The Legislature regularly approves bond authorizations allowing state government to borrow money for all sorts of projects. To prevent overspending with borrowed money, the governor has the legislative authority to set caps on the amount of bonds that can be issued each year and the amount of interest on bonds that can be paid out of the state budget. The two caps give the governor wide latitude to determine how many bonds actually get issued each year and for what purposes.
DeLeo’s bill would sidestep the caps, exempting the bonds for his climate initiatives from the limits typically enforced by the governor. The speaker’s approach also ensures that the bonds for his climate initiatives would not be pared back by the governor.
Catherine Williams, the communications director for DeLeo, said in an email that the goal of the bill is to get cities and towns the resources they need to address climate change “without impacting the Commonwealth’s other spending priorities.”

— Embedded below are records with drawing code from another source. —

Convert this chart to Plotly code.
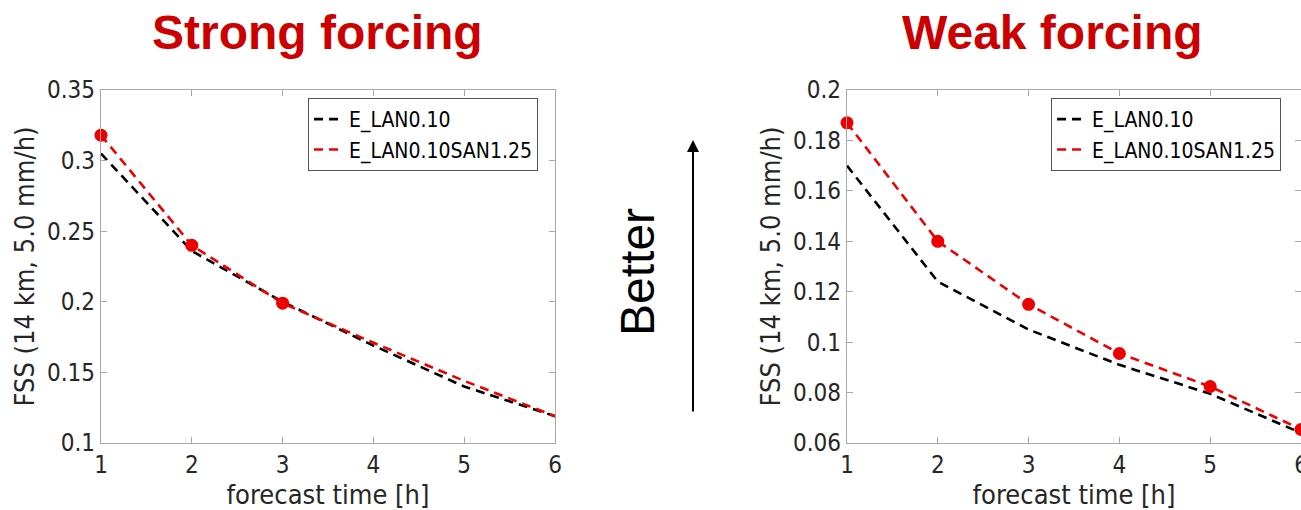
import plotly.graph_objects as go

W, H = 1301, 510

# ---------------- data ----------------
lead_time = [1, 2, 3, 4, 5, 6]

strong_lan = [0.305, 0.236, 0.200, 0.169, 0.140, 0.119]
strong_lan_san = [0.318, 0.240, 0.199, 0.171, 0.144, 0.119]
strong_marker_x = [1, 2, 3]
strong_marker_y = [0.318, 0.240, 0.199]

weak_lan = [0.170, 0.124, 0.105, 0.091, 0.0795, 0.064]
weak_lan_san = [0.187, 0.140, 0.115, 0.0955, 0.0824, 0.0654]
weak_marker_x = [1, 2, 3, 4, 5, 6]
weak_marker_y = [0.187, 0.140, 0.115, 0.0955, 0.0824, 0.0654]

series_names = ["E_LAN0.10", "E_LAN0.10SAN1.25"]
x_ticks = [1, 2, 3, 4, 5, 6]
strong_yticks = [0.1, 0.15, 0.2, 0.25, 0.3, 0.35]
strong_yticklabels = ["0.1", "0.15", "0.2", "0.25", "0.3", "0.35"]
weak_yticks = [0.06, 0.08, 0.1, 0.12, 0.14, 0.16, 0.18, 0.2]
weak_yticklabels = ["0.06", "0.08", "0.1", "0.12", "0.14", "0.16", "0.18", "0.2"]

titles = ["Strong forcing", "Weak forcing"]
x_label = "forecast time [h]"
y_label = "FSS (14 km, 5.0 mm/h)"
arrow_text = "Better"

# ---------------- style ----------------
BLACK = "#000000"
RED = "#ee0000"
TITLE_RED = "#cc0000"
TXT = "#262626"
AXC = "#a8a8a8"
FAM = "DejaVu Sans Condensed, DejaVu Sans"
TICKFONT = dict(family=FAM, size=24, color=TXT)
DASH = "9px,6px"


def px_x(p):
    return p / W


def px_y(p):
    return 1 - p / H


fig = go.Figure()

panels = [
    dict(xa="x", ya="y", legend="legend", lan=strong_lan, san=strong_lan_san,
         mx=strong_marker_x, my=strong_marker_y),
    dict(xa="x2", ya="y2", legend="legend2", lan=weak_lan, san=weak_lan_san,
         mx=weak_marker_x, my=weak_marker_y),
]

for p in panels:
    fig.add_trace(go.Scatter(x=lead_time, y=p["lan"], mode="lines", name=series_names[0],
                             line=dict(color=BLACK, width=2.6, dash=DASH),
                             xaxis=p["xa"], yaxis=p["ya"], legend=p["legend"]))
    fig.add_trace(go.Scatter(x=lead_time, y=p["san"], mode="lines", name=series_names[1],
                             line=dict(color=RED, width=2.6, dash=DASH),
                             xaxis=p["xa"], yaxis=p["ya"], legend=p["legend"]))
    fig.add_trace(go.Scatter(x=p["mx"], y=p["my"], mode="markers", showlegend=False,
                             marker=dict(color=RED, size=13),
                             xaxis=p["xa"], yaxis=p["ya"], cliponaxis=False))

axis_common = dict(showline=True, linecolor=AXC, linewidth=1.3, mirror="ticks",
                   ticks="inside", ticklen=6, tickcolor=AXC, showgrid=False,
                   zeroline=False, tickfont=TICKFONT,
                   title_font=dict(family=FAM, size=27, color=TXT))

ydom = [px_y(443), px_y(90)]
legend_font = dict(family=FAM, size=21, color=BLACK)

fig.update_layout(
    width=W, height=H,
    margin=dict(l=0, r=0, t=0, b=0, autoexpand=False),
    paper_bgcolor="white", plot_bgcolor="white",
    xaxis=dict(domain=[px_x(101), px_x(555)], range=[1, 6], tickvals=x_ticks,
               title=dict(text=x_label, standoff=2), anchor="y", **axis_common),
    yaxis=dict(domain=ydom, range=[0.1, 0.35], tickvals=strong_yticks,
               ticktext=strong_yticklabels, title=dict(text=y_label, standoff=4),
               anchor="x", **axis_common),
    xaxis2=dict(domain=[px_x(847), 1.0], range=[1, 6], tickvals=x_ticks,
                ticklabeloverflow="allow",
                title=dict(text=x_label, standoff=2), anchor="y2", **axis_common),
    yaxis2=dict(domain=ydom, range=[0.06, 0.2], tickvals=weak_yticks,
                ticktext=weak_yticklabels, title=dict(text=y_label, standoff=4),
                anchor="x2", **axis_common),
    legend=dict(x=px_x(308), y=px_y(98), xanchor="left", yanchor="top",
                bgcolor="white", bordercolor="#555555", borderwidth=1,
                font=legend_font, itemwidth=30, tracegroupgap=0),
    legend2=dict(x=px_x(1051), y=px_y(98), xanchor="left", yanchor="top",
                 bgcolor="white", bordercolor="#555555", borderwidth=1,
                 font=legend_font, itemwidth=30, tracegroupgap=0),
    showlegend=True,
)

title_font = dict(family="Liberation Sans, Arial", size=48, color=TITLE_RED)
fig.add_annotation(text="<b>" + titles[0] + "</b>", xref="paper", yref="paper",
                   x=px_x(317), y=px_y(32), xanchor="center", yanchor="middle",
                   showarrow=False, font=title_font)
fig.add_annotation(text="<b>" + titles[1] + "</b>", xref="paper", yref="paper",
                   x=px_x(1052), y=px_y(32), xanchor="center", yanchor="middle",
                   showarrow=False, font=title_font)

fig.add_annotation(text=arrow_text, xref="paper", yref="paper",
                   x=px_x(637), y=px_y(272), xanchor="center", yanchor="middle",
                   textangle=-90, showarrow=False,
                   font=dict(family="Liberation Sans, Arial", size=48, color=BLACK))

fig.add_annotation(text="", xref="paper", yref="paper",
                   x=px_x(693), y=px_y(140), ax=0, ay=273,
                   showarrow=True, arrowhead=2, arrowsize=1.2, arrowwidth=2,
                   arrowcolor=BLACK)

fig.write_html("out.html")
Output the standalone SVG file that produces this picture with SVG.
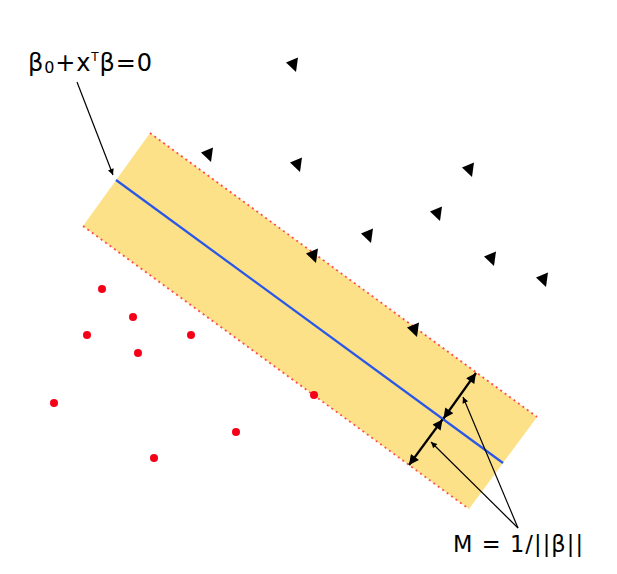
<svg xmlns="http://www.w3.org/2000/svg" width="617" height="574" viewBox="0 0 617 574">
<style>
.dash{stroke:#ff4d4d;stroke-width:1.8;stroke-dasharray:2 3.5;fill:none}
.tri{fill:#000}
.dot{fill:#f50018}
.lbl{font-family:"DejaVu Sans","Liberation Sans",Arial,sans-serif;fill:#000}
.ptr{stroke:#000;stroke-width:1.2;fill:none}
.dbl{stroke:#000;stroke-width:2.2;fill:none}
</style>
<defs>
<marker id="big" viewBox="0 0 10 10" refX="10" refY="5" markerWidth="11" markerHeight="10" markerUnits="userSpaceOnUse" orient="auto-start-reverse">
<path d="M0,0 L10,5 L0,10 Z" fill="#000"/>
</marker>
<marker id="thin" viewBox="0 0 10 10" refX="10" refY="5" markerWidth="10" markerHeight="6" markerUnits="userSpaceOnUse" orient="auto">
<path d="M0,0 L10,5 L0,10 Z" fill="#000"/>
</marker>
<polygon id="t" points="-7,-1.5 5,-6.5 3,8"/>
</defs>
<rect width="617" height="574" fill="#fff"/>
<g id="band">
<polygon points="150,133 537,417 469,509 83,226" fill="#fde189"/>
<line class="dash" x1="150" y1="133" x2="537" y2="417"/>
<line class="dash" x1="83" y1="226" x2="469" y2="509"/>
</g>
<g id="hyperplane">
<line x1="116" y1="180" x2="503" y2="463" stroke="#2a58e6" stroke-width="2.3"/>
</g>
<g id="class-triangles" class="tri">
<use href="#t" x="293" y="64"/>
<use href="#t" x="208" y="154"/>
<use href="#t" x="297" y="164"/>
<use href="#t" x="469" y="169"/>
<use href="#t" x="437" y="213"/>
<use href="#t" x="368" y="235"/>
<use href="#t" x="313" y="255"/>
<use href="#t" x="491" y="258"/>
<use href="#t" x="543" y="279"/>
<use href="#t" x="414" y="329"/>
</g>
<g id="class-dots" class="dot">
<circle cx="102" cy="289" r="4"/>
<circle cx="133" cy="317" r="4"/>
<circle cx="87" cy="335" r="4"/>
<circle cx="191" cy="335" r="4"/>
<circle cx="138" cy="353" r="4"/>
<circle cx="54" cy="403" r="4"/>
<circle cx="314" cy="395" r="4"/>
<circle cx="236" cy="432" r="4"/>
<circle cx="154" cy="458" r="4"/>
</g>
<g id="connectors">
<line class="dbl" x1="443.5" y1="418.5" x2="476" y2="373" marker-start="url(#big)" marker-end="url(#big)"/>
<line class="dbl" x1="442.5" y1="419.5" x2="409" y2="465" marker-start="url(#big)" marker-end="url(#big)"/>
<line class="ptr" x1="518" y1="528" x2="463" y2="397" marker-end="url(#thin)"/>
<line class="ptr" x1="518" y1="528" x2="431" y2="442" marker-end="url(#thin)"/>
<line class="ptr" x1="77" y1="82" x2="113" y2="175" marker-end="url(#thin)"/>
</g>
<g id="label-hyperplane">
<text class="lbl" x="28" y="71" font-size="24" textLength="124" lengthAdjust="spacing">β<tspan font-size="16" dy="2">0</tspan><tspan dy="-2">+x</tspan><tspan font-size="12" dy="-10">T</tspan><tspan dy="10">β=0</tspan></text>
</g>
<g id="label-margin">
<text class="lbl" x="453" y="552" font-size="22.5" textLength="130" lengthAdjust="spacing">M = 1/||β||</text>
</g>
</svg>
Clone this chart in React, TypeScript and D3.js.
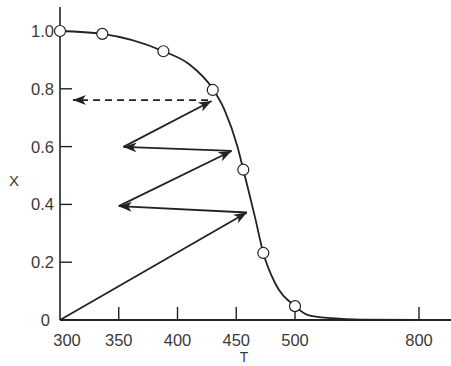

“Speaker DeLeo wants to have a leadership role on climate change,” Golden said. “It’s a critically important issue.”
Golden also said Baker tends to be conservative in issuing bonds. “There is an argument to be made that more money can be spent on bonding,” he said.
Baker has filed his own climate change legislation, which also calls for raising $1 billion in bond money. Baker’s bill differs from DeLeo’s legislation in how it pays the interest on the bonds. While DeLeo’s bill would pay the interest using funds from the state budget, Baker’s bill would use the proceeds from a slight increase in the deeds excise tax to pay the interest. The deeds excise tax is the tax paid when a property is sold.
Michael Widmer, a long-time budget analyst, said DeLeo’s approach is unusual but not illegal. “It’s a way of not living within the bond cap and a way for the speaker to gain some measure of control over spending priorities,” he said.
Tim Cronin, the policy and partnerships manager at the Climate Action Business Association, reviewed the speaker’s Greenworks bill in a recent post on ClimateXChange and concluded DeLeo’s “creative solution” on financing gives far less control to Baker.“Based on our preliminary research, this procedural circumscription of the governor has never been attempted before in a bond bill,” he wrote.
Golden, however, said other bond authorizations have sidestepped the caps on bonds and debt service. He said he thought an accelerated bridge repair program and a school building assistance initiative were funded with bonds exempted from the caps. Widmer said he, too, thought the approach had been used before, including the issuance of bonds to raise money to pay a contractor who widened Route 3 north.